Notable Events and Chronology for Johnny Dickshot Career

Johnny Dickshot was born on January 24, 1910, was born and raised in Waukegan, Illinois, Dickshot began his professional career in the early 1930s playing for the Milwaukee Brewers, which was then a minor league team. He entered the majors with the Pittsburgh Pirates in 1935. In a time before baseball salaries took off, Dickshot worked at a North Chicago steel mill in the off-season.

He won the nickname “Ugly” because of his self-proclaimed status as the “ugliest man in baseball”.

He appeared in 9 games with the Pittsburgh Pirates in 1936 hitting .222. Most of the season, he was with the Buffalo Bisons of the International League, hitting .359 with 33 steals to lead the league in stolen bases. The Pirates of the time had an outfield that consisted of future hall of Famers – Paul Waner & Lloyd Waner, and Woody Jensen. In 1937, Dickshot became the fourth outfielder. In 1938, he appeared in only 29 games as another Johnny, Johnny Rizzo, became the third outfielder when Jensen slumped to .200. Dickshot hit only .229 but had a .372 on-base percentage.

He was sold to the Boston Bees in the off-season after 1938, but before he could appear in a game with them, he was traded to the New York Giants. He was up for just 10 games with the Giants, hitting .235 but with a .333 on-base percentage. He was outstanding in the International League with the Jersery City Skeeters leading the league in hitting with a .355 average.

He moved to the Hollywood Stars in 1941. In 1943, he hit .352 and had a 33-game hitting streak.

After 5 years in the minors, he joined the White Sox in 1944 and had his best major league season in 1945, his last year in the majors, when he had a .302 batting average (third-best in the American League) with 58 RBIs, 10 triples and 18 stolen bases in 486 at-bats.

The three White Sox outfielders in 1945 were Dickshot, Wally Moses and Oris Hockett. They all hit at least .290, with Dickshot having the highest average in a league that hit .255. The next year, 1946 with the war over, the White Sox had three entirely new outfielders. None of them hit as high as .290. Neither Dickshot nor Hockett, who was also 35 in 1945, ever play again in the majors. Moses, one year younger and the only one in the 1945 outfield who had been a regular prior to the war, was sold by the White Sox in July 1946 to the Boston Red Sox and played through 1951.
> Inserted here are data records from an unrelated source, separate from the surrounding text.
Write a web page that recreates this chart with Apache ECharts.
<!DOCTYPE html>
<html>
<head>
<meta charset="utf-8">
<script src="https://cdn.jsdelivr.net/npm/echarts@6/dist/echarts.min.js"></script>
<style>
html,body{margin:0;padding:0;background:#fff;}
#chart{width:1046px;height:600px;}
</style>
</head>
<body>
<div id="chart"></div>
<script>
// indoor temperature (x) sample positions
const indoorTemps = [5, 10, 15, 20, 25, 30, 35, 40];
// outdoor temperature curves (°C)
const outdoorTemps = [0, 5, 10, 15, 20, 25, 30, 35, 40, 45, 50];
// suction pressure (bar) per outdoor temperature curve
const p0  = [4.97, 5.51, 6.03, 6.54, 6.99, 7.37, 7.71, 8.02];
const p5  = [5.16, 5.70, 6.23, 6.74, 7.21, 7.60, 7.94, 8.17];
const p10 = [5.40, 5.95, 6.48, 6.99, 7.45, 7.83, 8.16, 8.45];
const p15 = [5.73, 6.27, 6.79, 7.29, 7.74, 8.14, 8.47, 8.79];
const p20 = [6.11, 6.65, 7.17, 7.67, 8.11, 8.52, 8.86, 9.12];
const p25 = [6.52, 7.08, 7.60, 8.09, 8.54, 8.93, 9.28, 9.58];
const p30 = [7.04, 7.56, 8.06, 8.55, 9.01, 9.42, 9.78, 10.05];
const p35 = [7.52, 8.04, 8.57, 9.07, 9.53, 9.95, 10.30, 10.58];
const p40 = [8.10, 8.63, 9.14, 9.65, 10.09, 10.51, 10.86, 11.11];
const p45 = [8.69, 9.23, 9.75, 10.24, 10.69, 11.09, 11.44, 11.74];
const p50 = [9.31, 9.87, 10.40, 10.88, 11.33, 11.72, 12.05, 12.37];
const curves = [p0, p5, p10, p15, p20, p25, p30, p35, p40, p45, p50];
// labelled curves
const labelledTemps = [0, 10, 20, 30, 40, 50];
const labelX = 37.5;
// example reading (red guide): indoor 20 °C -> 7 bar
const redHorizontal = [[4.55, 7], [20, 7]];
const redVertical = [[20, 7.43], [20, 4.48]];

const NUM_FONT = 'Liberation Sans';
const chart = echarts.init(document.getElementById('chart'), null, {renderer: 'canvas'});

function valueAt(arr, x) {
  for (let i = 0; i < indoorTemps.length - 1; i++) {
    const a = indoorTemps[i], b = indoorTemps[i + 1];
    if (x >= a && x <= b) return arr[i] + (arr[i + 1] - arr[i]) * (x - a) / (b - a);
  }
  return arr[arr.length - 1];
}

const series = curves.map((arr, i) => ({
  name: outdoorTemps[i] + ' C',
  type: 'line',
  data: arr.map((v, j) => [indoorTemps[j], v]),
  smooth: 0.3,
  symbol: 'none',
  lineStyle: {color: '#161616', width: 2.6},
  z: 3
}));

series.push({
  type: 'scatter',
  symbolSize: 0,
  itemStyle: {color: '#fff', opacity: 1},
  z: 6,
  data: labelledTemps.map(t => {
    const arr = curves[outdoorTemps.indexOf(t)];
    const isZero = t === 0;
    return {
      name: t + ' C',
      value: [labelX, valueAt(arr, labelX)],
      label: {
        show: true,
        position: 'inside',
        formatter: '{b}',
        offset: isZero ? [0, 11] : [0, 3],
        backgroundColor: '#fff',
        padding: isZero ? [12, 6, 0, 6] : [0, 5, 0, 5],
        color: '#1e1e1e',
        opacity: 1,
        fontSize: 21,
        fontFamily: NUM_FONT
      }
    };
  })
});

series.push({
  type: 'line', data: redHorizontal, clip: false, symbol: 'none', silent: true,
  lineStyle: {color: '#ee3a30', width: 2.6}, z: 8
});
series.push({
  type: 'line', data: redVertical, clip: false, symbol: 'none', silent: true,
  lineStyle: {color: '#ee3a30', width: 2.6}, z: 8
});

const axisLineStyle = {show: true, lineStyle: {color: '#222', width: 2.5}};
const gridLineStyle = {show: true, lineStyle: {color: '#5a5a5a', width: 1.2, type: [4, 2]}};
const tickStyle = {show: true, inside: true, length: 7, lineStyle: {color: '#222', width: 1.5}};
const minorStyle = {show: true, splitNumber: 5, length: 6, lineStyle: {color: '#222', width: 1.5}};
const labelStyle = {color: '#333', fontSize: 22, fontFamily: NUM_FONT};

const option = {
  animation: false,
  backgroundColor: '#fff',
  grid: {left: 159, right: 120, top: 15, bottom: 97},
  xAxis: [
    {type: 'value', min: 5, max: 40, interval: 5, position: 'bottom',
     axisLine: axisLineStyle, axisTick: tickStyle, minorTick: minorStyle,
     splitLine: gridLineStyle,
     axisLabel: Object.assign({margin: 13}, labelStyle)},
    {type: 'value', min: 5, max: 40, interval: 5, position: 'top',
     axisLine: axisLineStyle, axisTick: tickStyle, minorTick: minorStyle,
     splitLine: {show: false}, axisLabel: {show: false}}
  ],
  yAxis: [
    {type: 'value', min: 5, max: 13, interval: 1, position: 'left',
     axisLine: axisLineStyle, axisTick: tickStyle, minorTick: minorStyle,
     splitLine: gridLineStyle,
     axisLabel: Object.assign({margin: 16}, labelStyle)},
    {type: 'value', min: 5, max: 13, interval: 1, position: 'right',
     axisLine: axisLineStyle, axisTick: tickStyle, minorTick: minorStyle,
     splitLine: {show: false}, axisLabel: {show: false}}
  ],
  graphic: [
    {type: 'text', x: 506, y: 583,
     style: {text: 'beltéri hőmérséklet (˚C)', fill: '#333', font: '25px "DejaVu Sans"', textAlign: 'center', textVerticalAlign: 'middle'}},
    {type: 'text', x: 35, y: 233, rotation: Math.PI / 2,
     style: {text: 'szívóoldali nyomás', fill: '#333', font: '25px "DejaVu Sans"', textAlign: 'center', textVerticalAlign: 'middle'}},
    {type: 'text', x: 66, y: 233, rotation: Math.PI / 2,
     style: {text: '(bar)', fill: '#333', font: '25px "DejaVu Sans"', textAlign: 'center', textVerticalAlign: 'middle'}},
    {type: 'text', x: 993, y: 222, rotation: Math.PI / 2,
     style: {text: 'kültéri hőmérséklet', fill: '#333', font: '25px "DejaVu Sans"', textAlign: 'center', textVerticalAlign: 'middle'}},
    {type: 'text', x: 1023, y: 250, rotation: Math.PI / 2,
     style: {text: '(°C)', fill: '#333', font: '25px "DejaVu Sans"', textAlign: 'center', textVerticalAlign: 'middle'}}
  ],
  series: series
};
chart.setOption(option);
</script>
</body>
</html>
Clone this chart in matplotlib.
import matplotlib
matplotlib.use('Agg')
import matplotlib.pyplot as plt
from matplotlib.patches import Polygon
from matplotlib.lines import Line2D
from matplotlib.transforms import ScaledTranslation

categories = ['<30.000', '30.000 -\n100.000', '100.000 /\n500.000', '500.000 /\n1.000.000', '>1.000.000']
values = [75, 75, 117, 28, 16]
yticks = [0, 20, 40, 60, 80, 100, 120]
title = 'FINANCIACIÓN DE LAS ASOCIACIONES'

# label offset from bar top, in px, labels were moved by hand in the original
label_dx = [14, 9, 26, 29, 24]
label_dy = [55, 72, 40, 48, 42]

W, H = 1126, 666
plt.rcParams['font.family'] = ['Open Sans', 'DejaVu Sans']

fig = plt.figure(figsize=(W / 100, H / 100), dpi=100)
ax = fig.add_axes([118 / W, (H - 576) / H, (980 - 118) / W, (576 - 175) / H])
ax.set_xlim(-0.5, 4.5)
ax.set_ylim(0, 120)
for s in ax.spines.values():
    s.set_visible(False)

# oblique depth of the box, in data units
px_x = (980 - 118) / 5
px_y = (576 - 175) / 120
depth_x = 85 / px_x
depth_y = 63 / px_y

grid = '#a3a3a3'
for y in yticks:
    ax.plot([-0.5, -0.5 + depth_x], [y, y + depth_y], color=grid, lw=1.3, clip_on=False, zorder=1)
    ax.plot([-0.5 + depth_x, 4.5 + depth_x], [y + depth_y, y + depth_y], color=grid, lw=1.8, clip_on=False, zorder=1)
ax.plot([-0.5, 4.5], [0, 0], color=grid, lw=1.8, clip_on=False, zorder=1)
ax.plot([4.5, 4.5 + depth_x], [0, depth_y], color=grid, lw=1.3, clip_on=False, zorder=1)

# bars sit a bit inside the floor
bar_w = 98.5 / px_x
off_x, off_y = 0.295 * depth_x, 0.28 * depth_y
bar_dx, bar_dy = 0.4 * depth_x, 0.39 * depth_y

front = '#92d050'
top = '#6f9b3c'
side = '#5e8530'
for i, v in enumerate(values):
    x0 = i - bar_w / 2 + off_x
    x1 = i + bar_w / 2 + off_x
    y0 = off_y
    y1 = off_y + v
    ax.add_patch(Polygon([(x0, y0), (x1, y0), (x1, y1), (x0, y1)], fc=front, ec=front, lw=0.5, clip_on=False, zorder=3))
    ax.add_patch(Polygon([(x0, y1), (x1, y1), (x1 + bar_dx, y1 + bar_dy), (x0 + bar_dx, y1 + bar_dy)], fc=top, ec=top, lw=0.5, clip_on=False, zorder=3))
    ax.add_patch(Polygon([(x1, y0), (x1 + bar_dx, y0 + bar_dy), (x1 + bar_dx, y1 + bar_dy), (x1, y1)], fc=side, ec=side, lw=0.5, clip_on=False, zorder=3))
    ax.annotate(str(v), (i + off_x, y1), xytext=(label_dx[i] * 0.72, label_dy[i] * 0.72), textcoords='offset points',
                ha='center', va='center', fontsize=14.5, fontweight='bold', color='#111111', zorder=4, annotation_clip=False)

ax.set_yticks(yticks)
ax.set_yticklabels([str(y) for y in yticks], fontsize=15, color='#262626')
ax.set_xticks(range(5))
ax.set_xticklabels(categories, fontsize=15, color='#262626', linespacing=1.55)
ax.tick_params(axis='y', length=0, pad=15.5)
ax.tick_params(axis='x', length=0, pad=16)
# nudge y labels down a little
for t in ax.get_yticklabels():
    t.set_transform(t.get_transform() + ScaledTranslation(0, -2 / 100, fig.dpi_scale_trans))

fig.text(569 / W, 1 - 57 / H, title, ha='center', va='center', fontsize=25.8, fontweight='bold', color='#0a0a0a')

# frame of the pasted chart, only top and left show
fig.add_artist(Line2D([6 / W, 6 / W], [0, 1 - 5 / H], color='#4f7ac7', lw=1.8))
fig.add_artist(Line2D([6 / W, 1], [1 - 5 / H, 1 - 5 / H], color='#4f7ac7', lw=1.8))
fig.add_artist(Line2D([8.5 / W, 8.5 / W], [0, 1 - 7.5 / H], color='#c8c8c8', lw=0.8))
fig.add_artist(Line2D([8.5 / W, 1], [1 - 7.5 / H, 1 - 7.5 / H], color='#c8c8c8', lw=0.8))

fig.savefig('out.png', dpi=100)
Soon after his retirement, Dickshot opened a tavern called the Dugout in Waukegan. In his obituary, his granddaughter said he would often call his wife at home from the bar demanding that she look in his encyclopedia to settle a dispute over baseball trivia. He threw out a first pitch in the new Comiskey Park in June 1994.

He died Nov. 4 in Waukegan, Ill. He was 87.